> [What you need to do]:
Keep only the lines from the top of the listing through the one with "import * as d3 from 'd3';", and reproduce them unaltered.

> [Collected data]:
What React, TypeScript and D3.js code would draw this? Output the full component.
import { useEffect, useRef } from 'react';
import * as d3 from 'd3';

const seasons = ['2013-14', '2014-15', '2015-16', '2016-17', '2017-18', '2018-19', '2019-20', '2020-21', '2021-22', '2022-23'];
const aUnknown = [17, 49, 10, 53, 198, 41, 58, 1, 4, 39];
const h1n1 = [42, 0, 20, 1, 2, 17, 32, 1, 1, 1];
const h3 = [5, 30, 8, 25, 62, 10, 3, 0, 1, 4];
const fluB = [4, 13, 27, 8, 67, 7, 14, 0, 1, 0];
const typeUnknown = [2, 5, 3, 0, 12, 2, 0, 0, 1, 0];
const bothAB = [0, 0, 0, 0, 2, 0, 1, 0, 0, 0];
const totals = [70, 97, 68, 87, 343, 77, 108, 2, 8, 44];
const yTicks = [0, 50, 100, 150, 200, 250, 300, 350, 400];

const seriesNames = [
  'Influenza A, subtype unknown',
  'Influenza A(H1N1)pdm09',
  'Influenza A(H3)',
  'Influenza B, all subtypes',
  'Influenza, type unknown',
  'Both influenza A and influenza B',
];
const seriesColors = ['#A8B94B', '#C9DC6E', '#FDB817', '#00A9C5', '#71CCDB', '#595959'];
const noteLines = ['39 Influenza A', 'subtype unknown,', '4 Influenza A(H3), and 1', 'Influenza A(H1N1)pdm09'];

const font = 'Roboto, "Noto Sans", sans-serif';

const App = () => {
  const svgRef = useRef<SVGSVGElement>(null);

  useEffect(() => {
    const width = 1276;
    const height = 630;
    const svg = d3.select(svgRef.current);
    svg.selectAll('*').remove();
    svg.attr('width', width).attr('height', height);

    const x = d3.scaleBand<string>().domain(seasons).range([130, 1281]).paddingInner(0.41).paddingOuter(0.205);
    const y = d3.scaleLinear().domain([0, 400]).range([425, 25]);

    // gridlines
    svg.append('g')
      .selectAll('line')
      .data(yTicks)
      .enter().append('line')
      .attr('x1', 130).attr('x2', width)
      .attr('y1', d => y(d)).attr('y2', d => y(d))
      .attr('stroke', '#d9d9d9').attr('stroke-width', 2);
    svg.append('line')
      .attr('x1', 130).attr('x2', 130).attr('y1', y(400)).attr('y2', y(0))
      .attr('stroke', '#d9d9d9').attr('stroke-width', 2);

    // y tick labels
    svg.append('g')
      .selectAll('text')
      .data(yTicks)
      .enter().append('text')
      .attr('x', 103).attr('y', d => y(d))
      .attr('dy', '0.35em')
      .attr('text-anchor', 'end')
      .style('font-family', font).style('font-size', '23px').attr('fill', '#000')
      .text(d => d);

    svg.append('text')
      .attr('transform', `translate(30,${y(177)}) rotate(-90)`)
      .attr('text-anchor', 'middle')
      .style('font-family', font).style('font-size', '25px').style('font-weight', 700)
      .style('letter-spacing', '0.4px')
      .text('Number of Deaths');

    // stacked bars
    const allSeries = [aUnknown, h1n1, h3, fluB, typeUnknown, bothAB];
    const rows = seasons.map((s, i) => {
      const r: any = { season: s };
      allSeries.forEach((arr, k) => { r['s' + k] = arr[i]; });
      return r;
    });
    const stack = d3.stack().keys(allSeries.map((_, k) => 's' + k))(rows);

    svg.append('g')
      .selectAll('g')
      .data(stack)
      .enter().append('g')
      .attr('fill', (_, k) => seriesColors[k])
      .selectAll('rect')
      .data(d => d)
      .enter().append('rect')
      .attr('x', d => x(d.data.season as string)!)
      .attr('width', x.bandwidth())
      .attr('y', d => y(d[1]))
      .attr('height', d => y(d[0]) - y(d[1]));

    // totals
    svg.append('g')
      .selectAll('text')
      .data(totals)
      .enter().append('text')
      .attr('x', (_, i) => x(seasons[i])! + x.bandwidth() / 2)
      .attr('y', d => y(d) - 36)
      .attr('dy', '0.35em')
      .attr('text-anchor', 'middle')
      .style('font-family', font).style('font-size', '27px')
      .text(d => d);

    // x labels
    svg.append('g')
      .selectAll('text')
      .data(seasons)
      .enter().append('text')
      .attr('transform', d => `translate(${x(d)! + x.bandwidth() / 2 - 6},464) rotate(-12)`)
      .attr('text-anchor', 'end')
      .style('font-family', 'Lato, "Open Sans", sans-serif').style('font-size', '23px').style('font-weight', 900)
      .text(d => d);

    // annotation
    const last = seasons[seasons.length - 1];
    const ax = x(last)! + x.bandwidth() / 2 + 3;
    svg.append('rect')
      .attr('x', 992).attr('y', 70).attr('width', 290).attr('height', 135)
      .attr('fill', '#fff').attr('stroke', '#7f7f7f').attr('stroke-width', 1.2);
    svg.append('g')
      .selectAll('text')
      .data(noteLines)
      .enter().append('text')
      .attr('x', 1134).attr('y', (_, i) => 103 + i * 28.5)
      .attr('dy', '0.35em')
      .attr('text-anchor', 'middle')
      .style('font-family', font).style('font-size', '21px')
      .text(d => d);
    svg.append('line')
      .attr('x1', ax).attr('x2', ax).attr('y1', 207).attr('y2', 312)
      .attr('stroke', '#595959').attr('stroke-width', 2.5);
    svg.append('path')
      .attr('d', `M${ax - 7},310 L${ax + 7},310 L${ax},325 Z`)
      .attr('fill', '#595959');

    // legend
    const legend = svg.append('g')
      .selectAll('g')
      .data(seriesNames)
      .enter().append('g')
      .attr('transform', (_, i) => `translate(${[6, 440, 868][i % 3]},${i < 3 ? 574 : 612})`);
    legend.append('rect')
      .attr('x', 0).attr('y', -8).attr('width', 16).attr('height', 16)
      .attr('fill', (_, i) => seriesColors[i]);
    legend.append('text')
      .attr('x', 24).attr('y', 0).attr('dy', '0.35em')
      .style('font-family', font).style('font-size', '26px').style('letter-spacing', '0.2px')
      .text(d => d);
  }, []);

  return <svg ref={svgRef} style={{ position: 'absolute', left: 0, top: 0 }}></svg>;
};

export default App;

> [The completed task]:
What React, TypeScript and D3.js code would draw this? Output the full component.
import { useEffect, useRef } from 'react';
import * as d3 from 'd3';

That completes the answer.